Please transcribe the listing below in full and word for word, without its pictures.

○ ○ ○ ○ ○ ○ ○

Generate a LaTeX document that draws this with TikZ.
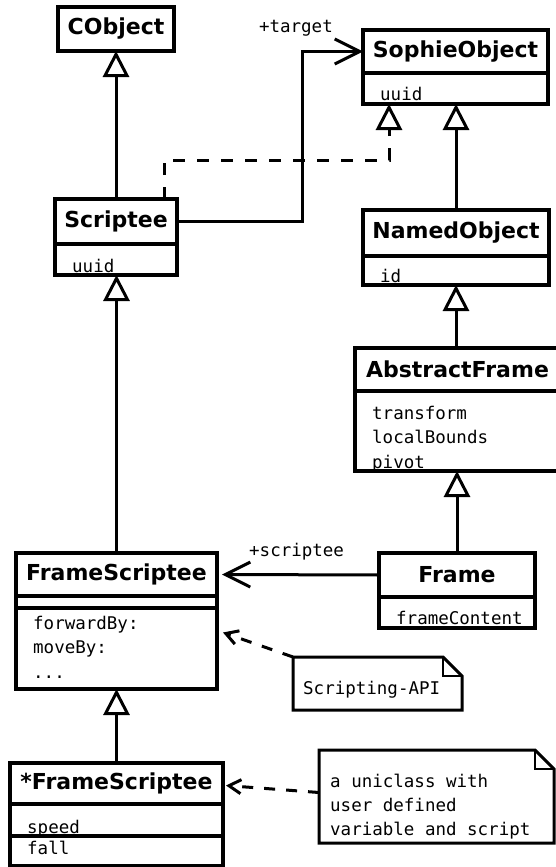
\documentclass[tikz,border=0pt]{standalone}
\usepackage{fontspec}
\setmainfont{DejaVu Sans}
\setmonofont{DejaVu Sans Mono}
\usetikzlibrary{arrows.meta}

\def\boxLine{3.2pt}
\def\linkLine{3pt}
\def\foldSize{19}
\def\attrInset{17}

\tikzset{
  classname/.style={draw, line width=\boxLine, inner sep=0pt, outer sep=0pt, font=\bfseries\fontsize{22}{26}\selectfont},
  compart/.style={draw, line width=\boxLine, inner sep=0pt, outer sep=0pt, anchor=north},
  attrtext/.style={anchor=base west, inner sep=0pt, font=\ttfamily\fontsize{17.5}{21}\selectfont},
  rolelabel/.style={inner sep=0pt, font=\ttfamily\fontsize{17.5}{21}\selectfont},
  notetext/.style={inner sep=0pt, font=\ttfamily\fontsize{17.5}{21}\selectfont},
  generalize/.style={line width=\linkLine, -{Triangle[open, length=26pt, width=26pt]}},
  realize/.style={generalize, dash pattern=on 12pt off 12pt},
  assoc/.style={line width=\linkLine, -{Straight Barb[length=25pt, width=25pt]}},
  notebox/.style={inner sep=0pt, outer sep=0pt},
  noteline/.style={line width=\linkLine, line join=miter},
  foldline/.style={line width=1.6pt},
  noteconn/.style={line width=\linkLine, dash pattern=on 11pt off 11pt, -{Straight Barb[length=12pt, width=14pt]}},
}

\begin{document}
\begin{tikzpicture}[x=1pt, y=-1pt]
  \useasboundingbox (0,0) rectangle (556,867);

  % classes
  \node[classname, minimum width=116, minimum height=44] (cobject) at (116,29) {CObject};

  \node[classname, minimum width=185, minimum height=43] (sophie) at (455.5,51.5) {SophieObject};
  \node[compart, minimum width=185, minimum height=31] (sophieattr) at (sophie.south) {};

  \node[classname, minimum width=122, minimum height=45] (scriptee) at (116,221.5) {Scriptee};
  \node[compart, minimum width=122, minimum height=31] (scripteeattr) at (scriptee.south) {};

  \node[classname, minimum width=186, minimum height=46] (named) at (456,233) {NamedObject};
  \node[compart, minimum width=186, minimum height=29] (namedattr) at (named.south) {};

  \node[classname, minimum width=205, minimum height=43] (abstract) at (457.5,369.5) {AbstractFrame};
  \node[compart, minimum width=205, minimum height=80] (abstractattr) at (abstract.south) {};

  \node[classname, minimum width=156, minimum height=44] (frame) at (457,575) {Frame};
  \node[compart, minimum width=156, minimum height=31] (frameattr) at (frame.south) {};

  \node[classname, minimum width=201, minimum height=43] (framescriptee) at (116.5,574.5) {FrameScriptee};
  \node[compart, minimum width=201, minimum height=12] (framescripteeattr) at (framescriptee.south) {};
  \node[compart, minimum width=201, minimum height=81] (framescripteeops) at (framescripteeattr.south) {};

  \node[classname, minimum width=213, minimum height=41] (starscriptee) at (116.5,783.5) {*FrameScriptee};
  \node[compart, minimum width=213, minimum height=32] (starscripteeattr) at (starscriptee.south) {};
  \node[compart, minimum width=213, minimum height=30] (starscripteeops) at (starscripteeattr.south) {};

  % attributes and operations
  \foreach \cmp/\i/\dy/\t in {sophieattr/1/27/uuid, scripteeattr/1/28/uuid, namedattr/1/26/id,
      abstractattr/1/28/transform, abstractattr/2/52/localBounds, abstractattr/3/77/pivot,
      frameattr/1/27/frameContent, framescripteeops/1/21/forwardBy:, framescripteeops/2/45/moveBy:,
      framescripteeops/3/70/{.}{.}{.}, starscripteeattr/1/29/speed, starscripteeops/1/18/fall} {
    \node[attrtext] (\cmp-\i) at ([shift={(\attrInset,\dy)}]\cmp.north west) {\t};
  }

  % inheritance
  \draw[generalize] (scriptee.north) -- (cobject.south);
  \draw[generalize] (framescriptee.north) -- (framescriptee.north |- scripteeattr.south);
  \draw[generalize] (starscriptee.north) -- (starscriptee.north |- framescripteeops.south);
  \draw[generalize] (named.north) -- (named.north |- sophieattr.south);
  \draw[generalize] (named.north |- abstract.north) -- (named.north |- namedattr.south);
  \draw[generalize] (frame.north) -- (frame.north |- abstractattr.south);
  \draw[realize] ([shift={(-13,0)}]scriptee.north east) -- ++(0,-39) -| ([shift={(26,0)}]sophieattr.south west);

  % associations
  \draw[assoc] (scriptee.east) -- ++(125,0) |- (sophie.west);
  \node[rolelabel, anchor=base east] (targetlabel) at ([shift={(-30,-19)}]sophie.west) {+target};
  \draw[assoc] (frame.west) -- ([shift={(5,0)}]framescriptee.east);
  \node[rolelabel, anchor=base west] (scripteelabel) at ([shift={(32,-18)}]framescriptee.east) {+scriptee};

  % notes
  \node[notebox, minimum width=169, minimum height=53] (apinote) at (377.5,683.5) {};
  \node[notebox, minimum width=235, minimum height=93] (uninote) at (436.5,796.5) {};
  \foreach \n in {apinote,uninote} {
    \draw[noteline] (\n.north west) -- ([shift={(-\foldSize,0)}]\n.north east)
      -- ([shift={(0,\foldSize)}]\n.north east) -- (\n.south east) -- (\n.south west) -- cycle;
    \draw[foldline] ([shift={(-\foldSize,0)}]\n.north east) |- ([shift={(0,\foldSize)}]\n.north east);
  }
  \node[notetext, anchor=base west] (apitext) at ([shift={(10,10.5)}]apinote.west) {Scripting-API};
  \foreach \i/\t in {0/a uniclass with,1/user defined,2/variable and script}
    \node[notetext, anchor=base west] (unitext-\i) at ([shift={(11,-9.5+24*\i)}]uninote.west) {\t};

  \draw[noteconn] (apinote.north west) -- ([shift={(6,-16)}]framescripteeops.east);
  \draw[noteconn] ([shift={(0,-4)}]uninote.west) -- ([shift={(3,2)}]starscriptee.east);
\end{tikzpicture}
\end{document}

○ ○ ○ ○ ○ ○ ○

▸ **THE RESULT**:
Generate a LaTeX document that draws this with TikZ.
\documentclass[tikz,border=0pt]{standalone}
\usepackage{fontspec}
\setmainfont{DejaVu Sans}
\setmonofont{DejaVu Sans Mono}
\usetikzlibrary{arrows.meta}

\def\boxLine{3.2pt}
\def\linkLine{3pt}
\def\foldSize{19}
\def\attrInset{17}

\tikzset{
  classname/.style={draw, line width=\boxLine, inner sep=0pt, outer sep=0pt, font=\bfseries\fontsize{22}{26}\selectfont},
  compart/.style={draw, line width=\boxLine, inner sep=0pt, outer sep=0pt, anchor=north},
  attrtext/.style={anchor=base west, inner sep=0pt, font=\ttfamily\fontsize{17.5}{21}\selectfont},
  rolelabel/.style={inner sep=0pt, font=\ttfamily\fontsize{17.5}{21}\selectfont},
  notetext/.style={inner sep=0pt, font=\ttfamily\fontsize{17.5}{21}\selectfont},
  generalize/.style={line width=\linkLine, -{Triangle[open, length=26pt, width=26pt]}},
  realize/.style={generalize, dash pattern=on 12pt off 12pt},
  assoc/.style={line width=\linkLine, -{Straight Barb[length=25pt, width=25pt]}},
  notebox/.style={inner sep=0pt, outer sep=0pt},
  noteline/.style={line width=\linkLine, line join=miter},
  foldline/.style={line width=1.6pt},
  noteconn/.style={line width=\linkLine, dash pattern=on 11pt off 11pt, -{Straight Barb[length=12pt, width=14pt]}},
}

\begin{document}
\begin{tikzpicture}[x=1pt, y=-1pt]
  \useasboundingbox (0,0) rectangle (556,867);

  % classes
  \node[classname, minimum width=116, minimum height=44] (cobject) at (116,29) {CObject};

  \node[classname, minimum width=185, minimum height=43] (sophie) at (455.5,51.5) {SophieObject};
  \node[compart, minimum width=185, minimum height=31] (sophieattr) at (sophie.south) {};

  \node[classname, minimum width=122, minimum height=45] (scriptee) at (116,221.5) {Scriptee};
  \node[compart, minimum width=122, minimum height=31] (scripteeattr) at (scriptee.south) {};

  \node[classname, minimum width=186, minimum height=46] (named) at (456,233) {NamedObject};
  \node[compart, minimum width=186, minimum height=29] (namedattr) at (named.south) {};

  \node[classname, minimum width=205, minimum height=43] (abstract) at (457.5,369.5) {AbstractFrame};
  \node[compart, minimum width=205, minimum height=80] (abstractattr) at (abstract.south) {};

  \node[classname, minimum width=156, minimum height=44] (frame) at (457,575) {Frame};
  \node[compart, minimum width=156, minimum height=31] (frameattr) at (frame.south) {};

  \node[classname, minimum width=201, minimum height=43] (framescriptee) at (116.5,574.5) {FrameScriptee};
  \node[compart, minimum width=201, minimum height=12] (framescripteeattr) at (framescriptee.south) {};
  \node[compart, minimum width=201, minimum height=81] (framescripteeops) at (framescripteeattr.south) {};

  \node[classname, minimum width=213, minimum height=41] (starscriptee) at (116.5,783.5) {*FrameScriptee};
  \node[compart, minimum width=213, minimum height=32] (starscripteeattr) at (starscriptee.south) {};
  \node[compart, minimum width=213, minimum height=30] (starscripteeops) at (starscripteeattr.south) {};

  % attributes and operations
  \foreach \cmp/\i/\dy/\t in {sophieattr/1/27/uuid, scripteeattr/1/28/uuid, namedattr/1/26/id,
      abstractattr/1/28/transform, abstractattr/2/52/localBounds, abstractattr/3/77/pivot,
      frameattr/1/27/frameContent, framescripteeops/1/21/forwardBy:, framescripteeops/2/45/moveBy:,
      framescripteeops/3/70/{.}{.}{.}, starscripteeattr/1/29/speed, starscripteeops/1/18/fall} {
    \node[attrtext] (\cmp-\i) at ([shift={(\attrInset,\dy)}]\cmp.north west) {\t};
  }

  % inheritance
  \draw[generalize] (scriptee.north) -- (cobject.south);
  \draw[generalize] (framescriptee.north) -- (framescriptee.north |- scripteeattr.south);
  \draw[generalize] (starscriptee.north) -- (starscriptee.north |- framescripteeops.south);
  \draw[generalize] (named.north) -- (named.north |- sophieattr.south);
  \draw[generalize] (named.north |- abstract.north) -- (named.north |- namedattr.south);
  \draw[generalize] (frame.north) -- (frame.north |- abstractattr.south);
  \draw[realize] ([shift={(-13,0)}]scriptee.north east) -- ++(0,-39) -| ([shift={(26,0)}]sophieattr.south west);

  % associations
  \draw[assoc] (scriptee.east) -- ++(125,0) |- (sophie.west);
  \node[rolelabel, anchor=base east] (targetlabel) at ([shift={(-30,-19)}]sophie.west) {+target};
  \draw[assoc] (frame.west) -- ([shift={(5,0)}]framescriptee.east);
  \node[rolelabel, anchor=base west] (scripteelabel) at ([shift={(32,-18)}]framescriptee.east) {+scriptee};

  % notes
  \node[notebox, minimum width=169, minimum height=53] (apinote) at (377.5,683.5) {};
  \node[notebox, minimum width=235, minimum height=93] (uninote) at (436.5,796.5) {};
  \foreach \n in {apinote,uninote} {
    \draw[noteline] (\n.north west) -- ([shift={(-\foldSize,0)}]\n.north east)
      -- ([shift={(0,\foldSize)}]\n.north east) -- (\n.south east) -- (\n.south west) -- cycle;
    \draw[foldline] ([shift={(-\foldSize,0)}]\n.north east) |- ([shift={(0,\foldSize)}]\n.north east);
  }
  \node[notetext, anchor=base west] (apitext) at ([shift={(10,10.5)}]apinote.west) {Scripting-API};
  \foreach \i/\t in {0/a uniclass with,1/user defined,2/variable and script}
    \node[notetext, anchor=base west] (unitext-\i) at ([shift={(11,-9.5+24*\i)}]uninote.west) {\t};

  \draw[noteconn] (apinote.north west) -- ([shift={(6,-16)}]framescripteeops.east);
  \draw[noteconn] ([shift={(0,-4)}]uninote.west) -- ([shift={(3,2)}]starscriptee.east);
\end{tikzpicture}
\end{document}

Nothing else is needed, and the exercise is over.